You'd think so, but thanks to maniuplation of a court ruling in the 1880s, corporations are considered "persons" with respect to the Bill of Rights. Before this, it was a felony for corporations to donate money to political parties.http://www.iiipublishing.com/afd/santaclara.html
Reply #4. Posted on November 25, 2006, 04:10:12 PM by Greenhornet
Tzog is right, I think it was in New York when they tried to limit a company's profits to 6% and the company sued.
BACK TO THE MOVIE.......I read the short story, "Rollerball Murder" after seeing the film. It was mostly about the "sport" and included a player caller a "Runner" who, well, RAN and had a Lacross-type thing to scoop up the ball. While the movie has some of that dull sixtys message stuff, it expanded the story well enough.
Reply #5. Posted on March 22, 2003, 11:20:05 PM by Buck Odinson
Verily, a hearty tale indeed. And the comments left by thy humble critic brought a mighty roar of laughter to this Odinson. Three cheers for thou and thy comrades of bad movie lore.

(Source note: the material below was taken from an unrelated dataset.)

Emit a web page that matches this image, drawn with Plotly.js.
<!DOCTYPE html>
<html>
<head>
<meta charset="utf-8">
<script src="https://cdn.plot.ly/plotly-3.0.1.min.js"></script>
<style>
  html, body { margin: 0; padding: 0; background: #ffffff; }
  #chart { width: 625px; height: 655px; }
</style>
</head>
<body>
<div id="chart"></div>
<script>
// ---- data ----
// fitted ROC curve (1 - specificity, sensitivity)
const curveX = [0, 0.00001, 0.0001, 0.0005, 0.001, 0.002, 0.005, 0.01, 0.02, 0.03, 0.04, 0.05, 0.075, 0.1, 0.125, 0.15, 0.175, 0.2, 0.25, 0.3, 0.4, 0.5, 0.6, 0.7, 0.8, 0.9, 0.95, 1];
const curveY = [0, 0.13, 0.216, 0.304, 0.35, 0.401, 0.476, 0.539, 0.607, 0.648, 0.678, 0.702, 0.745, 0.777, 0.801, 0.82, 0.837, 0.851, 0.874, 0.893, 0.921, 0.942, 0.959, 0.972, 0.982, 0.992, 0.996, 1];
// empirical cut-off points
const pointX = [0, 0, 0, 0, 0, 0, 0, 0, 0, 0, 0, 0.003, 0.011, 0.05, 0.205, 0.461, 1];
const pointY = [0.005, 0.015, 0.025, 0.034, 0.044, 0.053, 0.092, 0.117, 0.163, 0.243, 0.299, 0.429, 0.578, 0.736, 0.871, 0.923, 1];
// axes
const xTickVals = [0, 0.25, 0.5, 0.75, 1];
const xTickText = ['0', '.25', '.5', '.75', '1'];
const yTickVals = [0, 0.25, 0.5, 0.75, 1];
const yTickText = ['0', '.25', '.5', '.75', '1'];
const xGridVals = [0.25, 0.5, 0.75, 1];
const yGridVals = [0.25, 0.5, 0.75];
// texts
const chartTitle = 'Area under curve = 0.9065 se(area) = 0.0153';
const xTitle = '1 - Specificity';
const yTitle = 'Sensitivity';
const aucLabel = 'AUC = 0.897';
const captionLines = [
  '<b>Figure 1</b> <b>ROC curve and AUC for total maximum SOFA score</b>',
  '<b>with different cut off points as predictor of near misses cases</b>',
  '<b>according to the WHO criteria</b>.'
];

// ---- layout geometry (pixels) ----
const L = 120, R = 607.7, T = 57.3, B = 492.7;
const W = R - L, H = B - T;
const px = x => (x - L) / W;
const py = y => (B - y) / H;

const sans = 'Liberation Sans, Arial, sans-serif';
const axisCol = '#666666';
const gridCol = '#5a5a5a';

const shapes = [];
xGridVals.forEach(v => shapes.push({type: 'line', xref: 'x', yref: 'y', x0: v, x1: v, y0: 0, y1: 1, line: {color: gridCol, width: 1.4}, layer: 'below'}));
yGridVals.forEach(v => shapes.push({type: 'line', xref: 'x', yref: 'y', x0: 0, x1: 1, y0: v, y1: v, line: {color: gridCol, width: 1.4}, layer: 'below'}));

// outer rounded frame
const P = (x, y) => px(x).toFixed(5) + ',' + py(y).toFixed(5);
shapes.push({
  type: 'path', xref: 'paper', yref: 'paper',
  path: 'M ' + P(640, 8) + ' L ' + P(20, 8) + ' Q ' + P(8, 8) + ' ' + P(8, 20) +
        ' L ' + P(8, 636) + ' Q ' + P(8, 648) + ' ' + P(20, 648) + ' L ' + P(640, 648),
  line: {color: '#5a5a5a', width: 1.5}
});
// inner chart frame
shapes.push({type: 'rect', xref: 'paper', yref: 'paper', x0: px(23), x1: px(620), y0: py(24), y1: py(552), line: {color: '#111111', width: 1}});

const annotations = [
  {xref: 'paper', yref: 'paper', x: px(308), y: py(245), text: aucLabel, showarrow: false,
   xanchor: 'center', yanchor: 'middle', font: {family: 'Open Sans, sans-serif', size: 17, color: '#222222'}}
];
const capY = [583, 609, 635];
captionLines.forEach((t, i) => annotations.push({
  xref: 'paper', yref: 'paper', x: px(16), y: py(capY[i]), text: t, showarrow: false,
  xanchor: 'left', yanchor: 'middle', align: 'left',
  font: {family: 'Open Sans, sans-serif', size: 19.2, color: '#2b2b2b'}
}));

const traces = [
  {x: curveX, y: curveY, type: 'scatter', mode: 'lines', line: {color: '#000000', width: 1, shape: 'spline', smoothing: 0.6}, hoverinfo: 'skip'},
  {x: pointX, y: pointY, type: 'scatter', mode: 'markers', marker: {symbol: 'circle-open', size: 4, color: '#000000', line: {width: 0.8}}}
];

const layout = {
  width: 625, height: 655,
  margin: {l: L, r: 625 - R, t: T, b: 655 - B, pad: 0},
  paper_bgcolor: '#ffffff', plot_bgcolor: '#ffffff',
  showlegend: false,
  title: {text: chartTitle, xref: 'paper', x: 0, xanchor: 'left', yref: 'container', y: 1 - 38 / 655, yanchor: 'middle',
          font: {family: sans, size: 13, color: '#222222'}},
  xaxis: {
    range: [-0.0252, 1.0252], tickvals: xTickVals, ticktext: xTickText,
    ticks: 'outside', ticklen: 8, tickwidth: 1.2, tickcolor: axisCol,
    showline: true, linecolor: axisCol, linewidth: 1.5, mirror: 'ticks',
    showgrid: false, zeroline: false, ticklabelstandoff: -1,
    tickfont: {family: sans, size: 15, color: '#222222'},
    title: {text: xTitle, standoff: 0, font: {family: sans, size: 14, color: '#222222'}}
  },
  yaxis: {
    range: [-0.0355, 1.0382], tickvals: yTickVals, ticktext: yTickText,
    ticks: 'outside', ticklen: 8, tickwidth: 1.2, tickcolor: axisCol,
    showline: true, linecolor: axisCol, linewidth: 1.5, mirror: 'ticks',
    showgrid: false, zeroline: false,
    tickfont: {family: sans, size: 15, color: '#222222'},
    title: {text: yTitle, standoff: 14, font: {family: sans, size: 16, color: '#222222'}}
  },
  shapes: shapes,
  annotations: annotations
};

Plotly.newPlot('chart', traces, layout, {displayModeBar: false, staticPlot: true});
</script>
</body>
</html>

Reply #6. Posted on November 25, 2006, 04:09:03 PM by Jeff Lewis
One point that gets missed between the 1975 edition and the 2002 edition is that the 2002 version ends up BEING what the 1975 version was warning about. The irony of this is immeasurable.
Sadly, the people who think the social commentary in the 1975 version detracts from the action are exactly the kind of people who would (and should, I suppose) live in the world protrayed is the movie.
Which is very, very sad.
And yet.. just. :)
Reply #7. Posted on November 25, 2006, 04:09:49 PM by Jim Hepler
Not only do corporations have the RIGHTS of humans today, they don't have the responsibilities for their actions that people do. I remember there was a group that founded a corporation that did what were essentially minor corporate sabotage and repeatedly succesfully hid behind this protection, just to prove a point - they were the ones that swapped the GI Joe voice chips with the Barbie voice chips.
Reply #8. Posted on November 25, 2006, 04:10:12 PM by joe
Rollerball will always have a place in my heart, if only as the last vestige of that excellent "computers of the future as imagined in 1974" font.